Module table_extractor

Usage

Primary: Internal to section_extractor.py. Optional: from table_extractor import TableExtractor

Function

Break the pdf "sections" extracted by a SectionExtractor instance into individual tables and extract conextualized data in the form of a list of ordered dictionaries containing field/value pairs.

Classes

class TableExtractor (lines: str | list[str], section_name: str, source: str, table_spec: TableSpec, **kwargs)

Usage

Intended for internal use by section_extractor.py tab_extractor = TableExtractor( lines=[list of lines for a section extracted from a pdf], section_name=[section heading as it appeared in the pdf], facility_type=[top level key for a table_spec dictionary], source=[record identifier] )

Function

Subdivide a pdf "section" into multiple individual "tables".

Operations

1) gather raw text lines that correspond to a table. 2) pass lines to "interpreter" func defined in self.spec. 3) perform post processing on "raw table" returned by "interpreter" func.
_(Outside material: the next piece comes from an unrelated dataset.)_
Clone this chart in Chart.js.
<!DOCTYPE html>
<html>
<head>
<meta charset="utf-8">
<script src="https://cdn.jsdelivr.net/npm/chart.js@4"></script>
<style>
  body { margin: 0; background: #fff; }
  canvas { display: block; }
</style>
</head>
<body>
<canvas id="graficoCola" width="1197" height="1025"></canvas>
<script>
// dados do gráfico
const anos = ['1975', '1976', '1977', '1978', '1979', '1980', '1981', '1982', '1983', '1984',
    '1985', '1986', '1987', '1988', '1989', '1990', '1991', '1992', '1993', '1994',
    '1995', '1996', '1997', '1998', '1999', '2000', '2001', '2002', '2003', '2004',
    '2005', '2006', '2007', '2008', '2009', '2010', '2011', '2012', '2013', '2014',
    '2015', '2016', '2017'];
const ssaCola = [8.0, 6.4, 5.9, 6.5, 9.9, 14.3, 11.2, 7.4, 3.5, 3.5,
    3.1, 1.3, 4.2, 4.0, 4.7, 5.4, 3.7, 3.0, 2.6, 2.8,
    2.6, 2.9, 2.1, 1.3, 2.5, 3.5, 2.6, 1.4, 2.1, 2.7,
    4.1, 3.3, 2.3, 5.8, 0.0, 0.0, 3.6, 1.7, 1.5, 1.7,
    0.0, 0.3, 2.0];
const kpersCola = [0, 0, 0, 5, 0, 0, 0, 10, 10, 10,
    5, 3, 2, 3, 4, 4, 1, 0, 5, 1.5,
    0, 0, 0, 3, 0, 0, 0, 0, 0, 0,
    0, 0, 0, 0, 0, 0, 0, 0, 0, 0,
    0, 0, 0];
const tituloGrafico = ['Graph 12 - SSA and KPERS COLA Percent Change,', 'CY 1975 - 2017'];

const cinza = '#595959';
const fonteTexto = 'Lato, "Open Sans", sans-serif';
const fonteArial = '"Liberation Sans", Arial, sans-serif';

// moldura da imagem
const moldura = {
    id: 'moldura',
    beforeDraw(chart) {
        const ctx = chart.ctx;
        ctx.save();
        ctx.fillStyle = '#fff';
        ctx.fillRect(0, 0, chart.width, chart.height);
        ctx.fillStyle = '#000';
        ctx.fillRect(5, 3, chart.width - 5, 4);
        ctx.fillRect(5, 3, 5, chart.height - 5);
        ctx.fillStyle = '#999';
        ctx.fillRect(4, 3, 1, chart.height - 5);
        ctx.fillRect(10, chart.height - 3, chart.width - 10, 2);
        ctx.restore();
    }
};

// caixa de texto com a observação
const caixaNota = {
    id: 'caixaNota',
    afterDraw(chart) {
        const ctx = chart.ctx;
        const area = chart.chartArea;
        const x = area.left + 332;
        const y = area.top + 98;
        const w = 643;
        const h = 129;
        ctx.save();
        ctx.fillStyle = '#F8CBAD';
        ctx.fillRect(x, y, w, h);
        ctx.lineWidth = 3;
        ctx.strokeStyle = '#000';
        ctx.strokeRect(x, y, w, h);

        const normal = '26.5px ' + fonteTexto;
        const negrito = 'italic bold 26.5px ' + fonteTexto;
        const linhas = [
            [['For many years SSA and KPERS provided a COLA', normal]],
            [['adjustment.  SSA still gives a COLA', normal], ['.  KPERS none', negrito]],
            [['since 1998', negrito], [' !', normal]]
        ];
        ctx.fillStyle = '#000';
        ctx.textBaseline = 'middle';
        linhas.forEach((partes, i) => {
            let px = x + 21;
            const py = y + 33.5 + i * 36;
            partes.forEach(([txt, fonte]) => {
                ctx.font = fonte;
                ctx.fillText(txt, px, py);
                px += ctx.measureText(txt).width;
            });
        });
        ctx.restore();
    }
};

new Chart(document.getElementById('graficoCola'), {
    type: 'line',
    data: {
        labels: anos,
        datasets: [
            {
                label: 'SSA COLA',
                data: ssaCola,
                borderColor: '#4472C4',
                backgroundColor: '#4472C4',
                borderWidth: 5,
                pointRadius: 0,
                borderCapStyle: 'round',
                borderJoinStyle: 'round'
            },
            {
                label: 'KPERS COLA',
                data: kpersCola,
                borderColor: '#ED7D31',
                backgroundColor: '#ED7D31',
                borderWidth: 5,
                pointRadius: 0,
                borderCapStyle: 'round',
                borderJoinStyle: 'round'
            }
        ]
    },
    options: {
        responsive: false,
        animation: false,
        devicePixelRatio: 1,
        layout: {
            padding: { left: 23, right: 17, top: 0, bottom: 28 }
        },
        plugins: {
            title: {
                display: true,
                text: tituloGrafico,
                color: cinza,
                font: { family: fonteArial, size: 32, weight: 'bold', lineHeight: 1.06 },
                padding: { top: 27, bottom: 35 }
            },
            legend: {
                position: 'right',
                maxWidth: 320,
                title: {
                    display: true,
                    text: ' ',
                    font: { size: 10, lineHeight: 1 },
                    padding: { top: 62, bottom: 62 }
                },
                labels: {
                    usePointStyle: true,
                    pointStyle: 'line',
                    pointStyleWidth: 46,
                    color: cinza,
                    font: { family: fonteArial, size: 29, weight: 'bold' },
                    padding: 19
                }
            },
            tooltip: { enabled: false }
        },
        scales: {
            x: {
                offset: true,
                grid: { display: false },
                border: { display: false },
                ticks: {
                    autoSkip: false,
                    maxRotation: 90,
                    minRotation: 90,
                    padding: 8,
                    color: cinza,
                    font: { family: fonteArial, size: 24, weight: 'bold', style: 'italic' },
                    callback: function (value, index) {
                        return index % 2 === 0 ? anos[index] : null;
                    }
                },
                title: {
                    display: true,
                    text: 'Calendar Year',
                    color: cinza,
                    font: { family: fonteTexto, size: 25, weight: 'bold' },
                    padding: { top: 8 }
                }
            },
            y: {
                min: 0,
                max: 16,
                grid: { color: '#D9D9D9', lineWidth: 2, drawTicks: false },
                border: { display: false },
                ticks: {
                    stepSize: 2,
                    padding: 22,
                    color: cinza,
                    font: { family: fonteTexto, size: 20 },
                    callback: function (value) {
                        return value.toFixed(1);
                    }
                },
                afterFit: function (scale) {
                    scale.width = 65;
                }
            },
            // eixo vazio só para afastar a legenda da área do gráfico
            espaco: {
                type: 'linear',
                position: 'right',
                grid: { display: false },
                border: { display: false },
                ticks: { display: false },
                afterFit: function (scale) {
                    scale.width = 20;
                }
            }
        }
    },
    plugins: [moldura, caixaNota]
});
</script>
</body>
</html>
See table_utils.clean_up_raw_table() for details on post processing. Output attributes: table_content: dictionary of form { "table 1 name": list of raw text lines, "table 2 name": list of raw text lines,… } raw: dictionary of form { "table 1 name": raw interpreter output, "table 2 name": raw interpreter output,… } clean: dictionary of form { "table 1 name": field/value data for table, "table 2 name": field/value data for table,… } residual: list of lines from the section that were NOT incorporated into any of the tables.

Methods

def clean_raw_tables(self)

Call self.clean_up_raw_table for all tables in self.raw. store results in self.clean for converstion to table_dictionary.

def clean_up_raw_table(self, table_name: str, rows: list[dict[str, str]]) ‑> list[dict[str, str]]

Performs table post processing as defined by self.spec.

Includes

1) Removing rows where key=value for every key to account for repeated header lines after page breaks in the original text. 2) Find and split rows where additional column fields are included as rows during initial extract. 3) Splitting columns/fields as specified by specs["split_table_columns"] 4) Rollup and cascade operations defined in self.spec["rollup_cascade_reference"]

Args

table_name : str
name of the table currently processing
rows : list[dict[str, str]]
raw table data extracted by interpreter

Returns

cleaned list of dict of form: [ { "field1": "value1", "field2": "value2", ... }, ... ]

def extract_raw_tables(self)

Identify lines that correspond to tables within a section and pass extracted lines for each table to the interpreter designated for the corresponding section in table_specs.py. Save output to self.raw and all lines not associated with an extracted table to self.residual.